[begin SUPPLIED DATA]

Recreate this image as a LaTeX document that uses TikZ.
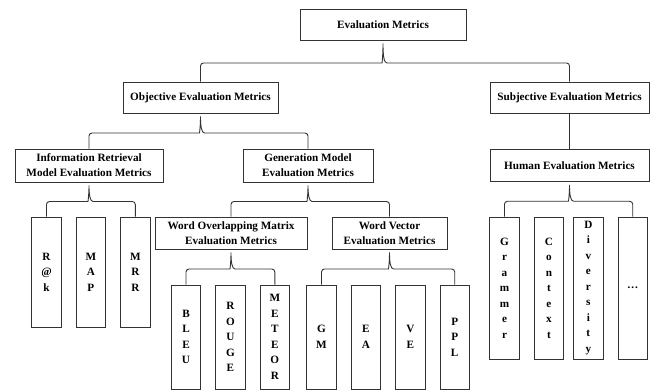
\documentclass[tikz,border=0pt]{standalone}
\usepackage{fontspec}
\setmainfont{Liberation Serif}
\usetikzlibrary{positioning, calc}

% brace from a parent down to the outer two children
\newcommand{\bracelink}[3]{%
  \draw[link] let \p1=(#1.south), \p2=(#2.north), \p3=(#3.north),
      \n1={0.5*(\y1+\y2)-2pt}, \n2={\y1-3pt} in
    (#2.north) [rounded corners=3pt] -- (\x2,\n1) -- (\x1-4pt,\n1) [sharp corners]
    .. controls (\x1-1pt,\n1) and (\x1,\n1+7pt) .. (\x1,\n2)
    .. controls (\x1,\n1+7pt) and (\x1+1pt,\n1) .. (\x1+4pt,\n1)
    [rounded corners=3pt] -- (\x3,\n1) -- (#3.north);
}

\begin{document}
\begin{tikzpicture}[
  x=1pt, y=-1pt,
  node distance=14pt,
  box/.style  = {draw=black!80, line width=0.9pt, align=center, inner sep=0pt},
  head/.style = {box, minimum height=31pt, font=\bfseries\fontsize{11.2}{15}\selectfont},
  leaf/.style = {box, minimum width=29.5pt, font=\bfseries\fontsize{11.2}{15.5}\selectfont},
  link/.style = {draw=black!80, line width=0.9pt},
]
  \path[use as bounding box, fill=white] (0,0) rectangle (651,390);

  \node[head, minimum width=166pt]                     (eval)  at (383,24.5)   {Evaluation Metrics};
  \node[head, minimum width=155pt]                     (obj)   at (200.5,97.5) {Objective Evaluation Metrics};
  \node[head, minimum width=159pt]                     (subj)  at (569.5,97.5) {Subjective Evaluation Metrics};
  \node[head, minimum width=148pt, minimum height=33pt] (ir)    at (89,165.5)   {Information Retrieval\\Model Evaluation Metrics};
  \node[head, minimum width=130pt, minimum height=33pt] (gen)   at (308,165.5)  {Generation Model\\Evaluation Metrics};
  \node[head, minimum width=159pt, minimum height=32pt] (human) at (569.5,165.5) {Human Evaluation Metrics};
  \node[head, minimum width=152pt, minimum height=32pt] (wom)   at (231,233)    {Word Overlapping Matrix\\Evaluation Metrics};
  \node[head, minimum width=115pt, minimum height=32pt] (wv)    at (389.5,233)  {Word Vector\\Evaluation Metrics};

  % leaves
  \node[leaf, minimum height=110pt]             (rk)  at (46.5,272) {R\\@\\k};
  \node[leaf, minimum height=110pt, right=of rk]  (map) {M\\A\\P};
  \node[leaf, minimum height=110pt, right=of map] (mrr) {M\\R\\R};

  \node[leaf, minimum height=104pt]                 (bleu)   at (186,337) {B\\L\\E\\U};
  \node[leaf, minimum height=104pt, right=of bleu]  (rouge)  {R\\O\\U\\G\\E};
  \node[leaf, minimum height=104pt, right=of rouge] (meteor) {M\\E\\T\\E\\O\\R};

  \node[leaf, minimum height=104pt]              (gm)  at (321.5,337) {G\\M};
  \node[leaf, minimum height=104pt, right=of gm] (ea)  {E\\A};
  \node[leaf, minimum height=104pt, right=of ea] (ve)  {V\\E};
  \node[leaf, minimum height=104pt, right=of ve] (ppl) {P\\P\\L};

  \node[leaf, minimum height=142pt]                   (gram) at (504.5,288) {G\\r\\a\\m\\m\\e\\r};
  \node[leaf, minimum height=142pt, right=of gram]    (ctx)  {C\\o\\n\\t\\e\\x\\t};
  \node[leaf, minimum height=142pt, right=9pt of ctx] (div)  {D\\i\\v\\e\\r\\s\\i\\t\\y};
  \node[leaf, minimum height=142pt, right=of div]     (dots) {\ldots};

  \foreach \u/\v/\w in {eval/obj/subj, obj/ir/gen, ir/rk/mrr, gen/wom/wv,
                        wom/bleu/meteor, wv/gm/ppl, human/gram/dots}
    \bracelink{\u}{\v}{\w};
  \draw[link] (subj) -- (human);
\end{tikzpicture}
\end{document}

[end SUPPLIED DATA]

◆ EXERCISE DIRECTIONS ◆
Pictures stay out. Print the data exactly, from its first line through the line containing "(0,0) rectangle (651,390);".

◆ SOLUTION BELOW ◆
Recreate this image as a LaTeX document that uses TikZ.
\documentclass[tikz,border=0pt]{standalone}
\usepackage{fontspec}
\setmainfont{Liberation Serif}
\usetikzlibrary{positioning, calc}

% brace from a parent down to the outer two children
\newcommand{\bracelink}[3]{%
  \draw[link] let \p1=(#1.south), \p2=(#2.north), \p3=(#3.north),
      \n1={0.5*(\y1+\y2)-2pt}, \n2={\y1-3pt} in
    (#2.north) [rounded corners=3pt] -- (\x2,\n1) -- (\x1-4pt,\n1) [sharp corners]
    .. controls (\x1-1pt,\n1) and (\x1,\n1+7pt) .. (\x1,\n2)
    .. controls (\x1,\n1+7pt) and (\x1+1pt,\n1) .. (\x1+4pt,\n1)
    [rounded corners=3pt] -- (\x3,\n1) -- (#3.north);
}

\begin{document}
\begin{tikzpicture}[
  x=1pt, y=-1pt,
  node distance=14pt,
  box/.style  = {draw=black!80, line width=0.9pt, align=center, inner sep=0pt},
  head/.style = {box, minimum height=31pt, font=\bfseries\fontsize{11.2}{15}\selectfont},
  leaf/.style = {box, minimum width=29.5pt, font=\bfseries\fontsize{11.2}{15.5}\selectfont},
  link/.style = {draw=black!80, line width=0.9pt},
]
  \path[use as bounding box, fill=white] (0,0) rectangle (651,390);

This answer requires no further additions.